*Exercise aim*
Report every line in the listing that contains the string "full".

*Given entries*
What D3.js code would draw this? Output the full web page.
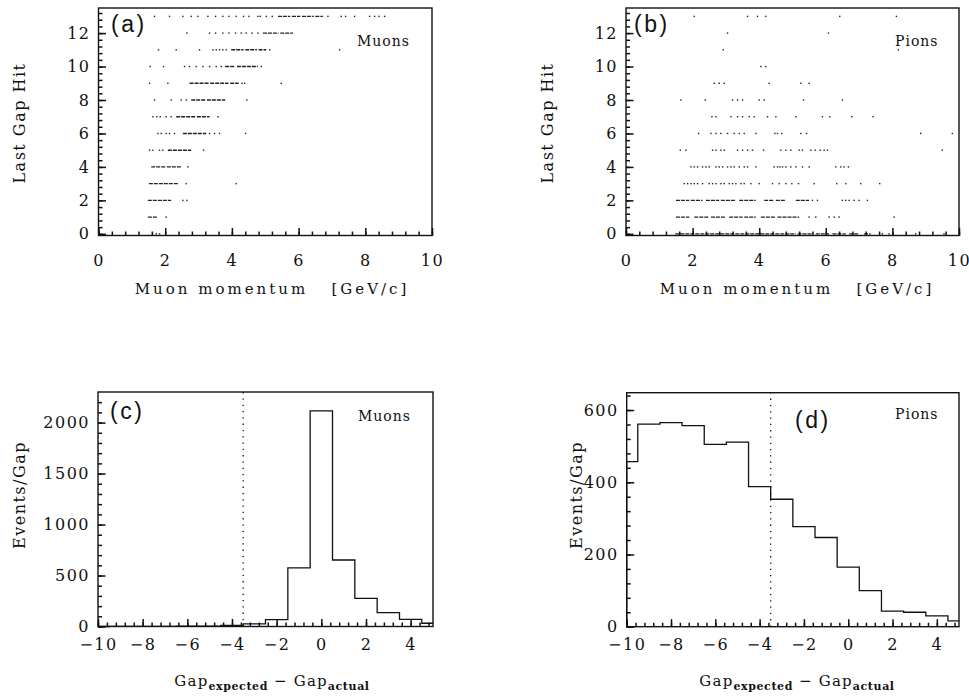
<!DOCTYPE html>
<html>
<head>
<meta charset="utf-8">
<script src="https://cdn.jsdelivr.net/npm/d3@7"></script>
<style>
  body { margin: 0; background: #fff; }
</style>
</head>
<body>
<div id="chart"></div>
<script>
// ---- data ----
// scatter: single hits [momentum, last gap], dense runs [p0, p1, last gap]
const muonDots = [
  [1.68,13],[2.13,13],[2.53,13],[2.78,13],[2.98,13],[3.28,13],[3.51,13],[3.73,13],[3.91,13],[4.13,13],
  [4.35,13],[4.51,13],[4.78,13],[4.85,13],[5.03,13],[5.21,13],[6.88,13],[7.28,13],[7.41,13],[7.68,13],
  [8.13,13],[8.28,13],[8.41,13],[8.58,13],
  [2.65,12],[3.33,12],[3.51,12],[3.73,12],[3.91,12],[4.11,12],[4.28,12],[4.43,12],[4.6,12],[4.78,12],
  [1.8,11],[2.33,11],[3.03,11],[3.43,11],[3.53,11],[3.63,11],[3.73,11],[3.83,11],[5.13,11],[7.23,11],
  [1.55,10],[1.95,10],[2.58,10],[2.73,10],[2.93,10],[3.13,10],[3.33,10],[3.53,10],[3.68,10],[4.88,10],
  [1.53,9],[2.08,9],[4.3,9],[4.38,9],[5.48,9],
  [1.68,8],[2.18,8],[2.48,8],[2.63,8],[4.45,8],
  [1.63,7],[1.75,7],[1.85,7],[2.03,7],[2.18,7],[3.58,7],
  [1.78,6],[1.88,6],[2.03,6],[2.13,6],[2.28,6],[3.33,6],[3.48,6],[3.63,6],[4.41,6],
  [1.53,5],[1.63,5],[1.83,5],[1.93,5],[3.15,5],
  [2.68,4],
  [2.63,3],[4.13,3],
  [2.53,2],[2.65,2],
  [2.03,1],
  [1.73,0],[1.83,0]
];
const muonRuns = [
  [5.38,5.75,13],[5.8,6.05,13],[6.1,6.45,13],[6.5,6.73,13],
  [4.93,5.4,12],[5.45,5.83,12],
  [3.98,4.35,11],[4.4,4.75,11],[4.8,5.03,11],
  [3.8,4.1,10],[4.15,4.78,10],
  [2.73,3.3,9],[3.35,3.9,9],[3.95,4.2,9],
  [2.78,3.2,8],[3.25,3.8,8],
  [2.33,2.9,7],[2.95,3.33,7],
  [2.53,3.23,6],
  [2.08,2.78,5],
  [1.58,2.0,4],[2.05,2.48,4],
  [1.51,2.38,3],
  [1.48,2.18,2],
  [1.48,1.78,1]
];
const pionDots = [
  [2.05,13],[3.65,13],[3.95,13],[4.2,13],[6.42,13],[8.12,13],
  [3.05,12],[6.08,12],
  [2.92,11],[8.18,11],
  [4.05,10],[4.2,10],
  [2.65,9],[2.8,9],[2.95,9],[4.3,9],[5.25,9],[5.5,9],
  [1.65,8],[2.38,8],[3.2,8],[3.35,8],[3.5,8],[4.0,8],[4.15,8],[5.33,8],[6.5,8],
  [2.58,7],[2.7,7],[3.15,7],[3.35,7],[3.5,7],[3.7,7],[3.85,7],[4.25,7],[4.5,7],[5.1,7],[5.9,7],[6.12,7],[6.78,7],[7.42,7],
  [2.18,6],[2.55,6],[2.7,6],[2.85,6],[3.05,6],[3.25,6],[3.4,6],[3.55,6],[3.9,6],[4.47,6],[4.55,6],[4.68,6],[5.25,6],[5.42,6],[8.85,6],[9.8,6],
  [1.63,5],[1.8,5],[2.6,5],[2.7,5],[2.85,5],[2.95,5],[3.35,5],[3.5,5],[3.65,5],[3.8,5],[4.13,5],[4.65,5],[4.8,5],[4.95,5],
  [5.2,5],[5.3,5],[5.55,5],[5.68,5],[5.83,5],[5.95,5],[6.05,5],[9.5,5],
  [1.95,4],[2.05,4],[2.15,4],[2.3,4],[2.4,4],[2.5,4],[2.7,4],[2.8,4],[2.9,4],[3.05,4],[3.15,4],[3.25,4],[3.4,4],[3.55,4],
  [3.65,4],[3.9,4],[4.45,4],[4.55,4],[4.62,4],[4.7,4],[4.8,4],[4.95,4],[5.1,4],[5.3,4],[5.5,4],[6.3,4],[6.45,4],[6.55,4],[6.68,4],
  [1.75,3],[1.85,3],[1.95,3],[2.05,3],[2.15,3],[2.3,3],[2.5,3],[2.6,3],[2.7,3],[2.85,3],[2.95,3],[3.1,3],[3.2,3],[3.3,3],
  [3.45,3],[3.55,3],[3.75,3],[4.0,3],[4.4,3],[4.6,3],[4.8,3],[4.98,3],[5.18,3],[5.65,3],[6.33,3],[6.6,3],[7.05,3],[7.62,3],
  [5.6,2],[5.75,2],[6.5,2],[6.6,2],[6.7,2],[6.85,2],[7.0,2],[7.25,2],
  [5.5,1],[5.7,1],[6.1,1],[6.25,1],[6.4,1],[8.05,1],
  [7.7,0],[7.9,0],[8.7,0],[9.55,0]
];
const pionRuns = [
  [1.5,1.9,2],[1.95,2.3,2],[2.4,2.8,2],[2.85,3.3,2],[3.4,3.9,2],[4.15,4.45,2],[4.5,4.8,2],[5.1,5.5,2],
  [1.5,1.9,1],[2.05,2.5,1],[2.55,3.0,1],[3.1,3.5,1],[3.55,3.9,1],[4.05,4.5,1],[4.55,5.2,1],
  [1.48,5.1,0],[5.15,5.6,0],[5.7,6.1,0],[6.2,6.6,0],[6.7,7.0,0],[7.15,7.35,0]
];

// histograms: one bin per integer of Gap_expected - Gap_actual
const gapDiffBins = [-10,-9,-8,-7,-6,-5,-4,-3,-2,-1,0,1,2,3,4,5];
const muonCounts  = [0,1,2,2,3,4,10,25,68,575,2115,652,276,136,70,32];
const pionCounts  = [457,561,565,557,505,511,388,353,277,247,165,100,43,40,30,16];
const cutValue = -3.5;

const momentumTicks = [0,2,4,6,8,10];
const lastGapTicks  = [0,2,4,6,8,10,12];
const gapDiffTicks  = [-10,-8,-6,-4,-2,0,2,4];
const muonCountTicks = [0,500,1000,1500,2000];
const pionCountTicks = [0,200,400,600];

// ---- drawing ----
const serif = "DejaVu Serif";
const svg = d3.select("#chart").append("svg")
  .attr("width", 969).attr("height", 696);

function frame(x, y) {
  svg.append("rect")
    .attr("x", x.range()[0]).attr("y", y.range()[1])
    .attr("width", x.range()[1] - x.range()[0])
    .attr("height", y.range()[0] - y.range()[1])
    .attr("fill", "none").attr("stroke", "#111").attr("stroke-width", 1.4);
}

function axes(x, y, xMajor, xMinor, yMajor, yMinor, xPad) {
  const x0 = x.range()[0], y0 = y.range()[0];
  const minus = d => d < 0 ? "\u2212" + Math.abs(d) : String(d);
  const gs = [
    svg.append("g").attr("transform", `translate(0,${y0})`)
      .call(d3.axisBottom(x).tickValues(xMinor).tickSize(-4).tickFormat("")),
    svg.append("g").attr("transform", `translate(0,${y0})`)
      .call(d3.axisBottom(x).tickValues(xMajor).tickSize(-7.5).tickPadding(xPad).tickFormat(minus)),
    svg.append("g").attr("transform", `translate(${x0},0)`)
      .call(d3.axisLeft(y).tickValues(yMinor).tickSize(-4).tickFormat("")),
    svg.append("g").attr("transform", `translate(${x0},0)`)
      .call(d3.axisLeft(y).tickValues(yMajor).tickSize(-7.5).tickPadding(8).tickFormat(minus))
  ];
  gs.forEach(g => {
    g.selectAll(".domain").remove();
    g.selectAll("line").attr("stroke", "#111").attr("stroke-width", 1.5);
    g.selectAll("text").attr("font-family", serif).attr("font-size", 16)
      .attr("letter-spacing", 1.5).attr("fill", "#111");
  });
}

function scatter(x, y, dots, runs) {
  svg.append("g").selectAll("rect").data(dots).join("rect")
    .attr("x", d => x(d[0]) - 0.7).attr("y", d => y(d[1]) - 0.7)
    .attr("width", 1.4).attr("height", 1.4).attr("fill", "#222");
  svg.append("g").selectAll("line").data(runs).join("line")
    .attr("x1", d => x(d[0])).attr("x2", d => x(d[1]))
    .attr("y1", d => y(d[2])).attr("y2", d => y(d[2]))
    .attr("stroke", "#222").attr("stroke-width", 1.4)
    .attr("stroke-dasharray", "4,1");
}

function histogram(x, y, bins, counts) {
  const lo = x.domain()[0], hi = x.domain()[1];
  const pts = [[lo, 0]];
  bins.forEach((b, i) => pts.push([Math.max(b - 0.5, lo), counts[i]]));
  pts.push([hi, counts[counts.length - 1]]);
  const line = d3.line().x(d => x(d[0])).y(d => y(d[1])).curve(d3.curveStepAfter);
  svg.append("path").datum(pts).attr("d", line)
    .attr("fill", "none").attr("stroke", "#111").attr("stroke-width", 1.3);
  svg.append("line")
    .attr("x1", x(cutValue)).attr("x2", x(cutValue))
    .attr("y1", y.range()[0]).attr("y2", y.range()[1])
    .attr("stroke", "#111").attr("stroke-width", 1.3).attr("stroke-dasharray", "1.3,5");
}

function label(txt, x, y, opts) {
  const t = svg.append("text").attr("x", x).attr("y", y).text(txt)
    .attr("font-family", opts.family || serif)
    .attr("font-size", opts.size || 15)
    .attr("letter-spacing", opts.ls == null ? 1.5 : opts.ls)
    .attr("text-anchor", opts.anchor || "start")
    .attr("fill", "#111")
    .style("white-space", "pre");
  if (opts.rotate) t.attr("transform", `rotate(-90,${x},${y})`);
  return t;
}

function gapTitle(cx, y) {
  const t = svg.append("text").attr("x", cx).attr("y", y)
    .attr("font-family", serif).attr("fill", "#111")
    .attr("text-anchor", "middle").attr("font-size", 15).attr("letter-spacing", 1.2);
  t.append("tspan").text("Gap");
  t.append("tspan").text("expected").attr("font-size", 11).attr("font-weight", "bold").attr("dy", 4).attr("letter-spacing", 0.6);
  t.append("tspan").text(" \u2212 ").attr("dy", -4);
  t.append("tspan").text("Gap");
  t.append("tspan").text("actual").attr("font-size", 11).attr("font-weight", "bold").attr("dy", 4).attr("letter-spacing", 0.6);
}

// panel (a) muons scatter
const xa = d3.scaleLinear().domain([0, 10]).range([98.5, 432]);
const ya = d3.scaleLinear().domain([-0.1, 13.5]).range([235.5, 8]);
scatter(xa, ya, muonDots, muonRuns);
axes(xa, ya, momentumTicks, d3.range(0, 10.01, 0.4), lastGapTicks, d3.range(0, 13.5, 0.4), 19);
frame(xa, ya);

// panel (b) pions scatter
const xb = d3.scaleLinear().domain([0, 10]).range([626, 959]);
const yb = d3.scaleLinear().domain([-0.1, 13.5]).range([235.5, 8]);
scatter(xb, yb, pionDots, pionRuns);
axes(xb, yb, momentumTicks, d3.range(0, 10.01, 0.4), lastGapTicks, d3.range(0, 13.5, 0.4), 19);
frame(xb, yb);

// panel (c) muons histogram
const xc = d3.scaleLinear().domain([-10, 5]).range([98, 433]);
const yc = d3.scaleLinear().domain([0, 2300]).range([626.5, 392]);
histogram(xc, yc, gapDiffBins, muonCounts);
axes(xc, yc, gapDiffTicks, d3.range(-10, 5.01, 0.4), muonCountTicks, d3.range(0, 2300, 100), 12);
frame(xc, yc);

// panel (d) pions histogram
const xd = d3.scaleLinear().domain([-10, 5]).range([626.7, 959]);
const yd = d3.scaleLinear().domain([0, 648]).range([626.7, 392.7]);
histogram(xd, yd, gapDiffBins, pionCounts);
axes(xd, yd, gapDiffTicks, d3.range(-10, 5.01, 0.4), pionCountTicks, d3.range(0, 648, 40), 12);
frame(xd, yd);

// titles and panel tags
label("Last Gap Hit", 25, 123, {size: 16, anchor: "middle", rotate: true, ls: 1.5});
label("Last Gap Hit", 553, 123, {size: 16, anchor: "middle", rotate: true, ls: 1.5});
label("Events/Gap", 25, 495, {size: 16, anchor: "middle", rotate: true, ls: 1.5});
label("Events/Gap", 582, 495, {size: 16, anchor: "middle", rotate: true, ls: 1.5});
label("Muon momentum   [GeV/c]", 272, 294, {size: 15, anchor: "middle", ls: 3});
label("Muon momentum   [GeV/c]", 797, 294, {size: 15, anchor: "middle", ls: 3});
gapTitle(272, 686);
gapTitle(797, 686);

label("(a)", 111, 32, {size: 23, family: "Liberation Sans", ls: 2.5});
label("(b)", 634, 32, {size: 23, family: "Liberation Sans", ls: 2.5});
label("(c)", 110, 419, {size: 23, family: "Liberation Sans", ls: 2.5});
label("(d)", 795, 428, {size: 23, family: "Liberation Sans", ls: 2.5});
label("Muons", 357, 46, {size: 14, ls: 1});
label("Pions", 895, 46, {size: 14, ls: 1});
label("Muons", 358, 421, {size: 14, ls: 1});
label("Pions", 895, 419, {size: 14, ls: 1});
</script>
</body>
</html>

---

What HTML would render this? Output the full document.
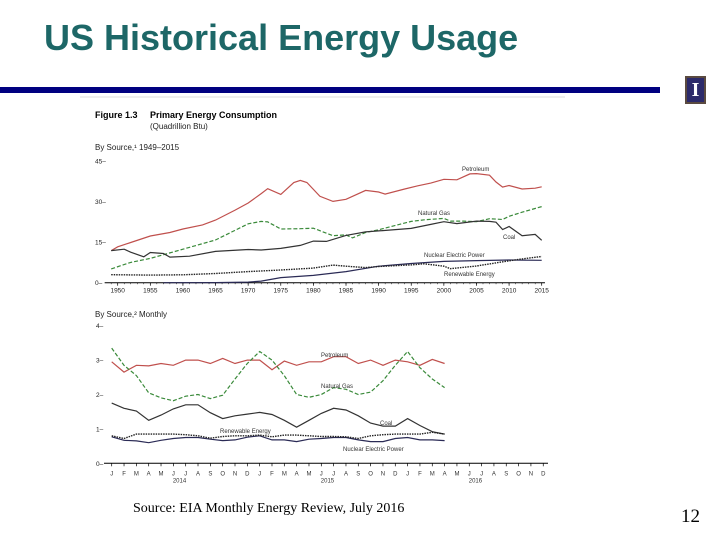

*Complete answer*
What D3.js code would draw this? Output the full web page.
What HTML would render this? Output the full document.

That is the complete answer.